As a teenager, Thomas Luce sailed on the ship Roman in 1844 to the northwest coast, and in 1849 he joined the gold rush to California, where he was modestly successful in seeking gold. He returned to New Bedford by 1851, became a naturalized citizen, and married Capt. Luce's daughter, Hannah B. Luce (1832-1879) in 1852. He began a cooperage business in New Bedford, which he ran for decades. In 1880 he married his second wife, Lydia Elizabeth Payne (1839-1911), and shortly afterwards became interested in the whaling business, although he remained a cooper until at least 1890. His daughter Annie Budlong Luce (c.1858-1890) married the man who became the longest-serving mayor of New Bedford, Charles Ashley, in 1879.

==Luce's Fleet==
The Thos. Luce Co. owned between eleven and fourteen whaling ships (sources vary), and was the agent for thirty-six whaling voyages between 1886 and 1903, including expeditions by the schooner Francis Allyn, schooner Era, schooner Mary E. Simmons, schooner Antarctic, schooner Clara L. Sparks, bark George & Mary, schooner Sarah W. Hunt, schooner Star King, schooner Pearl Nelson, schooner Charles H. Hodgdon, and the bark Desdemona. George Comer, captain of the Era, complained about the crews the Luce provided, claiming they were unseasoned and inept. Capt. George Comer also wrote about the aging Luce coming to the wharf to see off each expedition.

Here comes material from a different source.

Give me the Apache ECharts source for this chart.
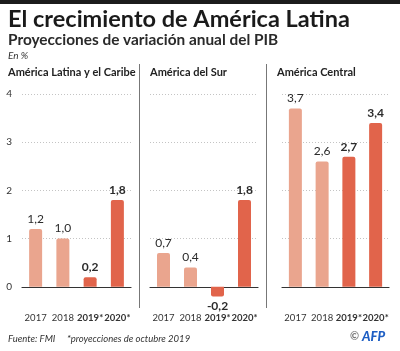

In 1899, Luce opened a whaling and trading station at the mouth of Wager Bay on Hudson Bay, manned by whaler George Cleveland. Cleveland built a twenty-four by twelve-foot wooden shack and spent two winters there, trading for furs with the local Inuit.

By 1902 Luce's business began to be referred to as “Thomas Luce & Son” - evidently referring to his youngest son Charles T. Luce (1864 - ____), who was listed as a New Bedford “shipping merchant” by 1900, and was said to be involved in his father's business. However, the business did not last long into the new century. The company's final two voyages were in 1903: the Mary E. Simmons, and the Era, which returned to New Bedford in July 1904 and Oct. 1905, respectively. The Luce family sold the Era to New York furrier F. N. Monjo during the winter of 1905–6.

Thomas Luce fully retired about 1907, at the age of eighty. During his final years he traveled with his wife extensively in Europe and spent his winters in Florida and California.